The Early 21st Century–A Renaissance for American Hemp?

  • 2004: In a landmark federal court decision, the 9th U.S. Circuit Court sides with the Hemp Industries Association against the Drug Enforcement Administration in a verdict that puts permanent protections in place for domestic imports and sales of hemp food and body care products.
  • 2007: The first American hemp permits issued in more than 50 years are granted to two North Dakota farmers, bringing renewed excitement for the latent potential of domestic hemp.
  • 2014: In a monumental tide shift, Congress passes an omnibus Farm Bill allowing state agriculture departments and research institutions to oversee pilot research programs for hemp cultivation. As Kentucky, Vermont, and Colorado become the first states to pass legislation establishing pilot programs, a new era dawns on American hemp.
  • 2016: With more states implementing pilot programs, the U.S. retail market for hemp grows to $688 million, and a Colorado hemp farm earns the first Organic certification from the USDA.
  • 2017: A mere three years after the passage of the 2014 Farm Bill, the hemp advocacy group Vote Hemp reports more than 25,000 acres of American hemp being grown by nearly 1,500 farmers across 19 different states. In addition, 32 different research institutions are involved in hemp research.
  • 2018: As Congress discusses new measures to remove federal restrictions on hemp, the Council of State Legislatures reports the number of states legalizing hemp cultivation growing to around 40–and inching upward with each passing week. Amidst this mounting support, the Congressional Research Service releases a new report showing a healthy optimism for hemp’s commercial potential, balanced with a frank admission of the uncertainties still shrouding the plant’s future prospects.
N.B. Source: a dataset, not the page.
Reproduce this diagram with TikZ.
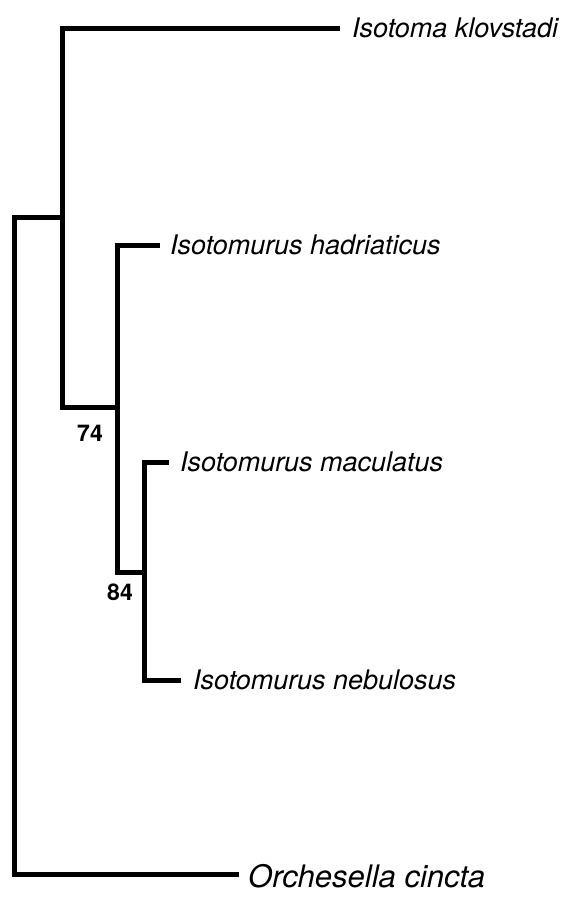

The 21st Century and Beyond:

As you can see from this brief hop through time, hemp hasn’t merely helped give shape to the shared ideals of individual liberty and personal enterprise that set the American experiment apart from anything that came before it; rather, hemp’s civilizing effect has roots running all the way back to the earliest agricultural societies.

But how might future historians report on hemp’s contemporary fortunes?

Let’s set all current backward thinking about hemp aside for a moment and recall that it was Mark Twain–perhaps the most quintessentially American of American authors–who said that, “History doesn’t repeat itself–but it does rhyme.” With the weight of ten millennia of human history giving voice to hemp’s strengths as an industrial staple, it would be a fool’s bet indeed to think the resume of this multi-talented plant will sound any less impressive after another ten thousand years of hard work.